* [What the exercise asks]
Copy the data precisely, character for character, and leave out every picture.

====== Given information ======

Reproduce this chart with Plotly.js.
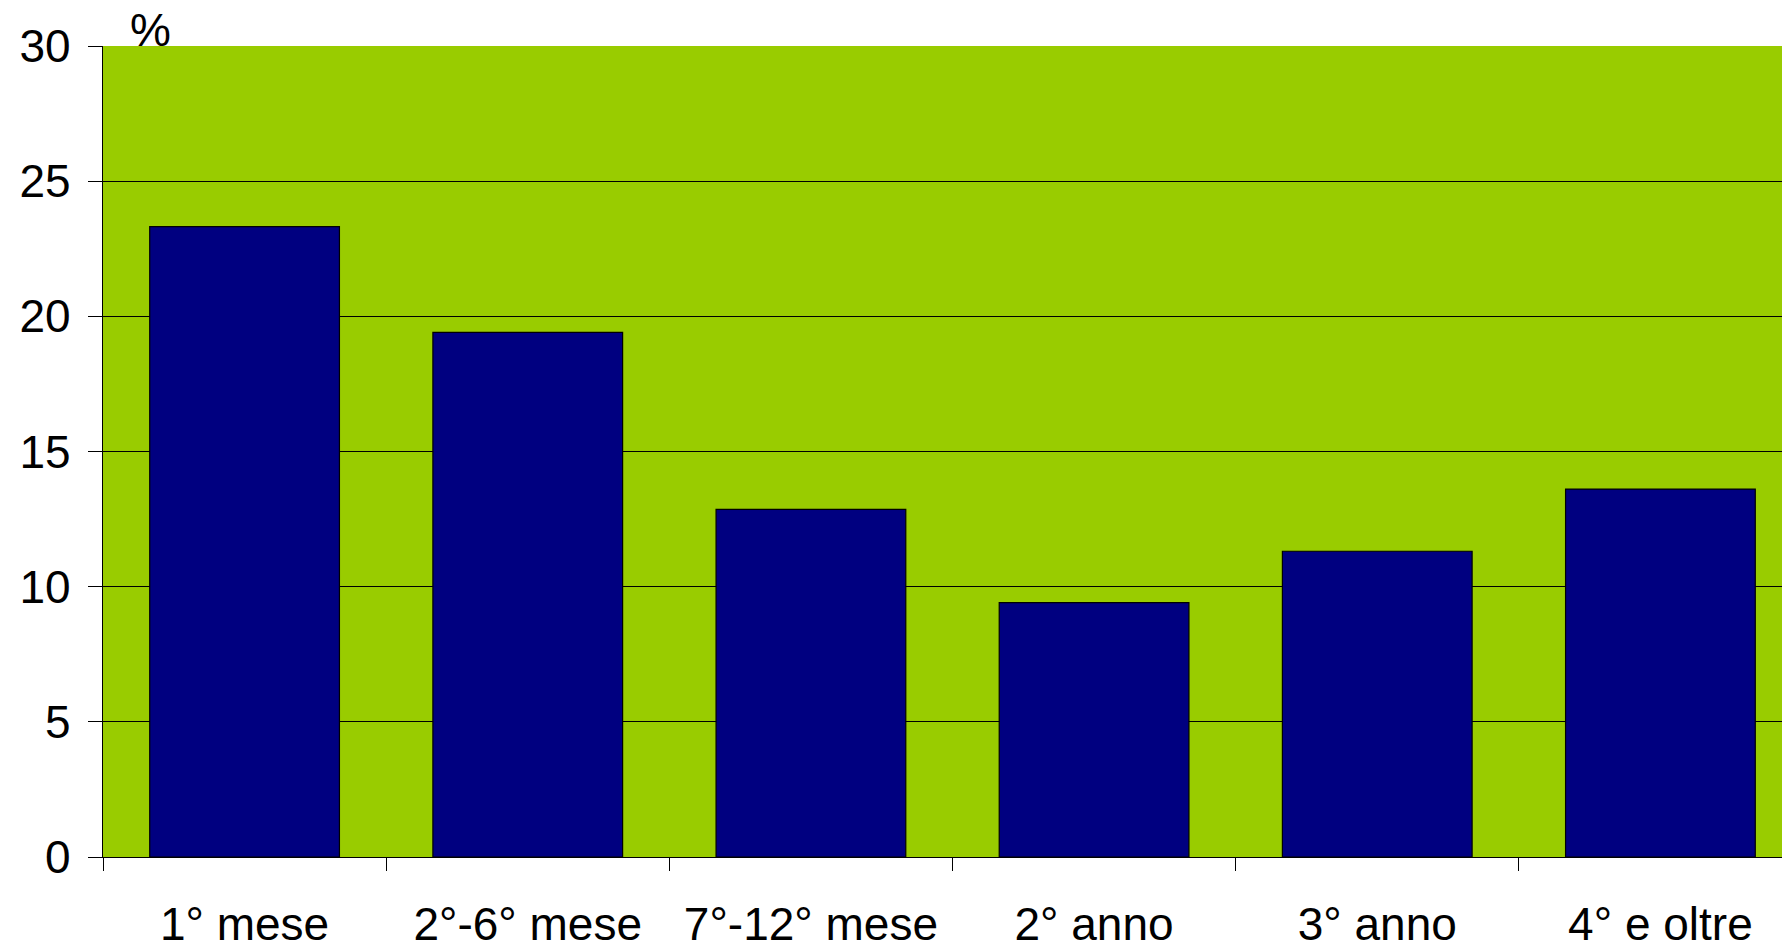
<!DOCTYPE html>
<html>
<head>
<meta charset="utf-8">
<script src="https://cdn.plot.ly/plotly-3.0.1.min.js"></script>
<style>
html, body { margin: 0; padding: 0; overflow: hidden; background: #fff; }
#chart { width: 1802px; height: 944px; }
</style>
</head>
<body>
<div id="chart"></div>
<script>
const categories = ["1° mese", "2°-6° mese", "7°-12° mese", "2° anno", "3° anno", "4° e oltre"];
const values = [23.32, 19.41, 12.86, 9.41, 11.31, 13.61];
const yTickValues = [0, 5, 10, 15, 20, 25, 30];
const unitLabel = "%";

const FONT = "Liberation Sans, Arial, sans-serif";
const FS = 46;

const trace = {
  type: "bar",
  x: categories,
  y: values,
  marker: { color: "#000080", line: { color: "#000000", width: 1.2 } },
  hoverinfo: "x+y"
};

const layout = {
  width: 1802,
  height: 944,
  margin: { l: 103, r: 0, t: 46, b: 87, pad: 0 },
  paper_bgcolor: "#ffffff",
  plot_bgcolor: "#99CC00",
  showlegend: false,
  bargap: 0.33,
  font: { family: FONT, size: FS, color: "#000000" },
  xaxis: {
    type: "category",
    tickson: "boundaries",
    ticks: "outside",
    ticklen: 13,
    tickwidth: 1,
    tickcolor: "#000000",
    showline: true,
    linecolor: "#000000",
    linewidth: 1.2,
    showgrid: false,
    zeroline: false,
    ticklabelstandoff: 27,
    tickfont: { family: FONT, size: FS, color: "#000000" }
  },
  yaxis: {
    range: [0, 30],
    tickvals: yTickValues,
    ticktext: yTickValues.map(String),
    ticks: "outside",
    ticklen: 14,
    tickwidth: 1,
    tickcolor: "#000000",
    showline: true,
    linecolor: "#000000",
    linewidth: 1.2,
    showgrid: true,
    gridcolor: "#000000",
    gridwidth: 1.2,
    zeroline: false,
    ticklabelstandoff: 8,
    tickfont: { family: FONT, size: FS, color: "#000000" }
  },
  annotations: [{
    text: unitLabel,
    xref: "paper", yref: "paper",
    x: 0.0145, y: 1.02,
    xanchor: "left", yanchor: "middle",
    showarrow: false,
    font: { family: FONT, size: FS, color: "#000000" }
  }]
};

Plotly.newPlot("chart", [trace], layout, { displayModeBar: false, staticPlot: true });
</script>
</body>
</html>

======

* [Exercise answer]
Reproduce this chart with Plotly.js.
<!DOCTYPE html>
<html>
<head>
<meta charset="utf-8">
<script src="https://cdn.plot.ly/plotly-3.0.1.min.js"></script>
<style>
html, body { margin: 0; padding: 0; overflow: hidden; background: #fff; }
#chart { width: 1802px; height: 944px; }
</style>
</head>
<body>
<div id="chart"></div>
<script>
const categories = ["1° mese", "2°-6° mese", "7°-12° mese", "2° anno", "3° anno", "4° e oltre"];
const values = [23.32, 19.41, 12.86, 9.41, 11.31, 13.61];
const yTickValues = [0, 5, 10, 15, 20, 25, 30];
const unitLabel = "%";

const FONT = "Liberation Sans, Arial, sans-serif";
const FS = 46;

const trace = {
  type: "bar",
  x: categories,
  y: values,
  marker: { color: "#000080", line: { color: "#000000", width: 1.2 } },
  hoverinfo: "x+y"
};

const layout = {
  width: 1802,
  height: 944,
  margin: { l: 103, r: 0, t: 46, b: 87, pad: 0 },
  paper_bgcolor: "#ffffff",
  plot_bgcolor: "#99CC00",
  showlegend: false,
  bargap: 0.33,
  font: { family: FONT, size: FS, color: "#000000" },
  xaxis: {
    type: "category",
    tickson: "boundaries",
    ticks: "outside",
    ticklen: 13,
    tickwidth: 1,
    tickcolor: "#000000",
    showline: true,
    linecolor: "#000000",
    linewidth: 1.2,
    showgrid: false,
    zeroline: false,
    ticklabelstandoff: 27,
    tickfont: { family: FONT, size: FS, color: "#000000" }
  },
  yaxis: {
    range: [0, 30],
    tickvals: yTickValues,
    ticktext: yTickValues.map(String),
    ticks: "outside",
    ticklen: 14,
    tickwidth: 1,
    tickcolor: "#000000",
    showline: true,
    linecolor: "#000000",
    linewidth: 1.2,
    showgrid: true,
    gridcolor: "#000000",
    gridwidth: 1.2,
    zeroline: false,
    ticklabelstandoff: 8,
    tickfont: { family: FONT, size: FS, color: "#000000" }
  },
  annotations: [{
    text: unitLabel,
    xref: "paper", yref: "paper",
    x: 0.0145, y: 1.02,
    xanchor: "left", yanchor: "middle",
    showarrow: false,
    font: { family: FONT, size: FS, color: "#000000" }
  }]
};

Plotly.newPlot("chart", [trace], layout, { displayModeBar: false, staticPlot: true });
</script>
</body>
</html>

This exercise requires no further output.